Did I mention that I grab a 24 oz Foster's oil can for the trip home? Yes, Grand Central sells you beer for the train ride home. How sweet is that!
So not a bad commute at all. If Willie Green was still around, I'd have to apologize to him for all grief I gave him over his choo-choo trains.
The VRE cars are very nice. The MARC trains are iffy. The older cars I like much better. The newer ones are more like bus seating, unfortunately. :-(
I briefly was riding NJT to Newark, and of course I took the subway for years, but that’s not the same.
I took the train to New Orleans and back twice, that was a lot of fun.
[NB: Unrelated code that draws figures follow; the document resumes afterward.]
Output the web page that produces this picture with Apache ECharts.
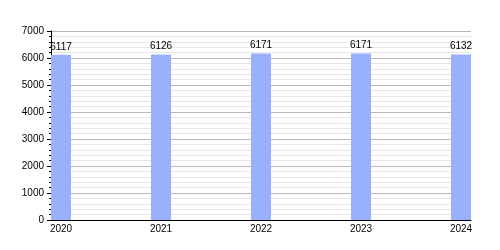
<!DOCTYPE html>
<html><head><meta charset="utf-8">
<script src="https://cdn.jsdelivr.net/npm/echarts@6/dist/echarts.min.js"></script>
<style>html,body{margin:0;padding:0;background:#fff}#c{width:500px;height:250px}</style>
</head><body><div id="c"></div>
<script>
const years = [2020, 2021, 2022, 2023, 2024];
const values = [6117, 6126, 6171, 6171, 6132];
const yTicks = [0, 1000, 2000, 3000, 4000, 5000, 6000, 7000];

const chart = echarts.init(document.getElementById('c'), null, {renderer: 'canvas'});
const font = {fontFamily: 'Liberation Sans, Arial, sans-serif', fontSize: 10, color: '#000'};
chart.setOption({
  animation: false,
  grid: {left: 51, right: 29, top: 31, bottom: 30, containLabel: false},
  xAxis: {
    type: 'value', min: 2019.9, max: 2024.1,
    axisLine: {show: true, lineStyle: {color: '#000', width: 1}},
    axisTick: {show: false},
    splitLine: {show: false},
    axisLabel: Object.assign({customValues: years, margin: 4, formatter: v => String(Math.round(v))}, font)
  },
  yAxis: {
    type: 'value', min: 0, max: 7000, interval: 1000,
    axisLine: {show: true, lineStyle: {color: '#000', width: 1}},
    axisTick: {show: true, length: 4, lineStyle: {color: '#000'}},
    minorTick: {show: true, splitNumber: 5, length: 2, lineStyle: {color: '#000'}},
    splitLine: {show: true, lineStyle: {color: '#b8b8b8', width: 1}},
    minorSplitLine: {show: true, lineStyle: {color: '#e6e6e6', width: 1}},
    axisLabel: Object.assign({margin: 7, formatter: v => yTicks.includes(v) ? String(v) : ''}, font)
  },
  series: [{
    type: 'bar',
    data: years.map((y, i) => [y, values[i]]),
    barWidth: 20,
    itemStyle: {color: '#99b1fd'},
    label: Object.assign({show: true, position: 'top', distance: 3}, font),
    z: 3
  }]
});
</script></body></html>
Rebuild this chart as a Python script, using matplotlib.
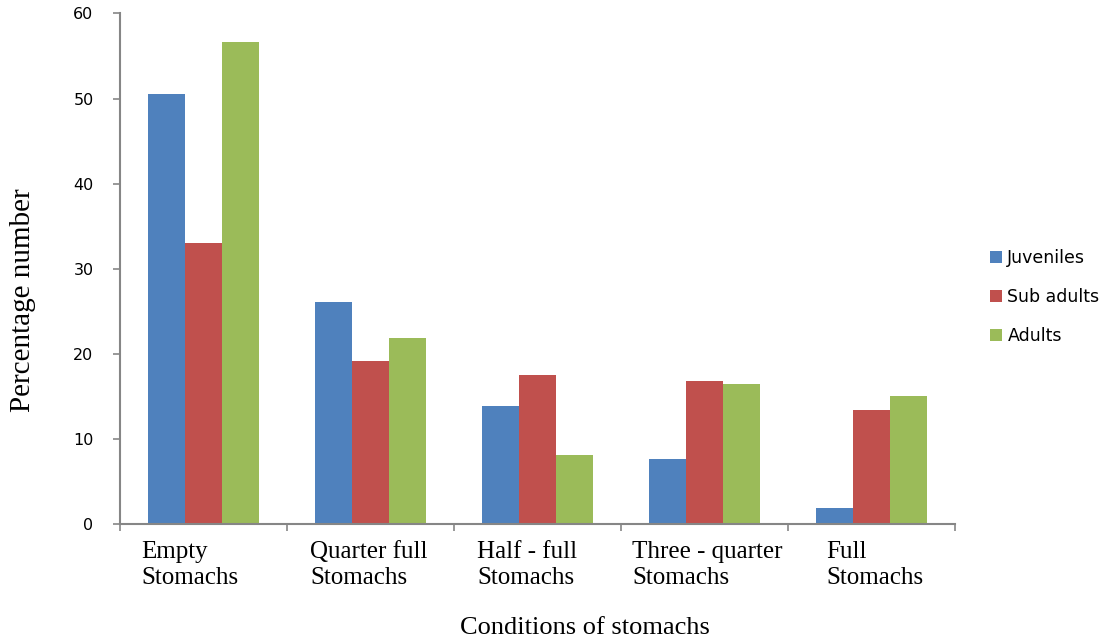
import numpy as np
import matplotlib.pyplot as plt

# condiciones de estomago y porcentaje por grupo de edad
categorias = ['Empty\nStomachs', 'Quarter full\nStomachs', 'Half - full\nStomachs',
              'Three - quarter\nStomachs', 'Full\nStomachs']
juveniles = [50.5, 26.1, 13.9, 7.6, 1.9]
sub_adultos = [33.0, 19.2, 17.5, 16.8, 13.4]
adultos = [56.7, 21.9, 8.1, 16.5, 15.0]
series = [('Juveniles', juveniles, '#4F81BD'),
          ('Sub adults', sub_adultos, '#C0504D'),
          ('Adults', adultos, '#9BBB59')]

gris = '#868686'

fig = plt.figure(figsize=(11.01, 6.42), dpi=100)
ax = fig.add_axes([0.109, 0.184, 0.758, 0.795])

x = np.arange(len(categorias))
ancho = 0.222
for i, (nombre, valores, color) in enumerate(series):
    ax.bar(x + (i - 1) * ancho, valores, ancho, color=color, label=nombre)

ax.set_xlim(-0.5, len(categorias) - 0.5)
ax.set_ylim(0, 60)
ax.set_yticks(np.arange(0, 61, 10))

# marcas del eje x en los limites de cada grupo, sin etiquetas
ax.set_xticks(np.arange(-0.5, len(categorias), 1))
ax.set_xticklabels([])
ax.tick_params(axis='x', length=5, color=gris, width=1.2)

# etiquetas de categoria alineadas a la izquierda
desplazamiento = [-0.37, -0.36, -0.36, -0.43, -0.27]
for xi, texto, d in zip(x, categorias, desplazamiento):
    ax.text(xi + d, -2.0, texto, ha='left', va='top', fontfamily='Liberation Serif',
            fontsize=18, linespacing=1.25)

ax.tick_params(axis='y', length=5, color=gris, width=1.2, labelsize=11.5, pad=14)

for lado in ['top', 'right']:
    ax.spines[lado].set_visible(False)
for lado in ['left', 'bottom']:
    ax.spines[lado].set_color(gris)
    ax.spines[lado].set_linewidth(1.5)

fig.text(0.021, 0.533, 'Percentage number', rotation=90, ha='center', va='center',
         fontfamily='Liberation Serif', fontsize=21)
fig.text(0.531, 0.022, 'Conditions of stomachs', ha='center', va='center',
         fontfamily='Liberation Serif', fontsize=19)

fig.legend(loc='center left', bbox_to_anchor=(0.885, 0.537), frameon=False,
           fontsize=12.5, handlelength=0.7, handleheight=0.7, handletextpad=0.3,
           labelspacing=1.2)

fig.savefig('out.png', dpi=100)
I’d love to go cross country some day.
I just love trains, my grandfather was a conductor on the 20th Century Limited, so it’s in my blood.
I took the Eurostar from London to Brussels, and the the Train from Lyon to Paris. It was pretty cool to get off the train and be right in the heart of Paris, beats flying into Charles De Gaulle or Orly.
I’ve done Philadelphia to Seattle and Los Angeles to Seattle a number of times. It’s an adventure. You learn not to worry too much about on-time performance.
Passenger Rail routes cover very, very little of this country.
They used to cover a lot more, but over the past 30 years, the network has shrunk to what you see on that map.
Because he thought taxpayers should subsidise the trains! that's why.
Many FReepers love trains -- heck, a lot of us love windmills and solar panels, too. We just don't like using our tax money to support them.
The conductors on my commuter trains (VRE and MARC) are very friendly and professional. There’s an exception from time-to-time, but rare. Most of them know me as a regular.